Well, wonder of wonders, all of that took place. And more. The locals on this here Continent used the opportunity to sign a new North American trade agreement, and, flawed though it might be, the need for it to pass through 3 legislatures all notwithstanding, from where I am positioned, all of this is better than the three countries spending the next several months attacking each other’s economies. Further, the entire G20 came out with a statement wishing nothing but Peace on Earth and Goodwill to Men. And Christmas is still three weeks away!

 

Nobody should delude themselves: this whole throw down with China is a major hassle, and the mood could deteriorate to new lows before anything of substance is resolved. The Fed could again get all in our grill.

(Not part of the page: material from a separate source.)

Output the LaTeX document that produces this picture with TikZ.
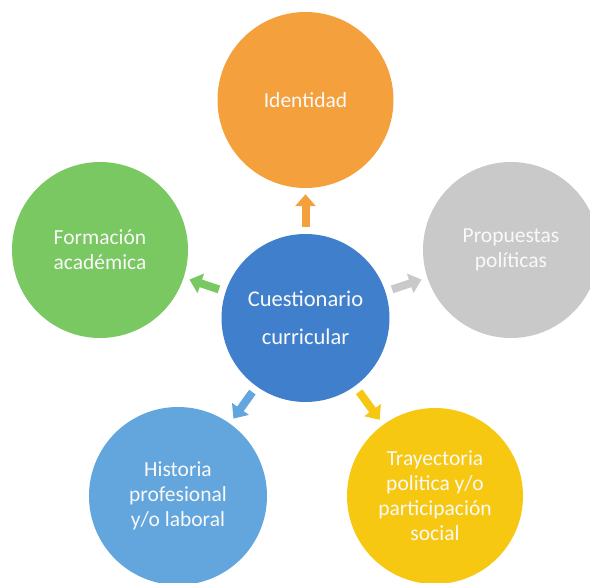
\documentclass[tikz,border=0pt]{standalone}
\usepackage{fontspec}
\setmainfont{Carlito}
\usetikzlibrary{arrows.meta}
\definecolor{cOrange}{HTML}{F4A03C}
\definecolor{cGreen}{HTML}{79C862}
\definecolor{cGray}{HTML}{C9C9C9}
\definecolor{cBlue}{HTML}{3F7FCB}
\definecolor{cLBlue}{HTML}{62A6DD}
\definecolor{cYellow}{HTML}{F7C812}
\begin{document}
\begin{tikzpicture}[x=1pt,y=-1pt,
  bubble/.style={circle,minimum size=176pt,inner sep=0pt,align=center,
    text=white!95!gray,font=\fontsize{21.5}{25}\selectfont},
  hub/.style={bubble,minimum size=168pt,font=\fontsize{22.5}{38}\selectfont},
  blockarrow/.style={line width=8pt,shorten <=7pt,shorten >=6pt,
    -{Triangle[width=20pt,length=12pt]}}
]
\useasboundingbox (0,0) rectangle (590,583);
\node[hub,fill=cBlue] (c) at (305.5,318) {Cuestionario\\curricular};
\node[bubble,fill=cOrange] (id) at (305.5,100) {Identidad};
\node[bubble,fill=cGreen] (fa) at (100,250) {Formación\\académica};
\node[bubble,fill=cGray] (pp) at (511,250) {Propuestas\\políticas};
\node[bubble,fill=cLBlue,minimum size=178pt] (hp) at (178,496) {Historia\\profesional\\y/o laboral};
\node[bubble,fill=cYellow] (tp) at (435,496) {Trayectoria\\politica y/o\\participación\\social};
\draw[blockarrow,cOrange] (c) -- (id);
\draw[blockarrow,cGreen] (c) -- (fa);
\draw[blockarrow,cGray] (c) -- (pp);
\draw[blockarrow,cLBlue] (c) -- (hp);
\draw[blockarrow,cYellow] (c) -- (tp);
\end{tikzpicture}
\end{document}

NAFTA-cum-USMCA could fall apart.

 

But the only real takeaway that matters, after an improbably productive week, is that the elevated risk premium that has plagued the markets for so many weeks should experience substantial gravitational pull – and this should improve both performance prospects and associated investor dispositions through at least the end of the year.

 

Fed-Xi has indeed come to bat, and, unlike the Mighty Casey (from whose example he was born onto these pages) he did not strike out.

 

One could even argue that he managed to clear the bases, but the outcome of this game remains still in doubt. For this week, at any rate, I’ve sworn off making explicit market calls, but I will state that we’ve got a lot of wood to chop before it’s all over, and that having chopped it, the time has come to lay some of it on the financial equivalent of spherical horsehide.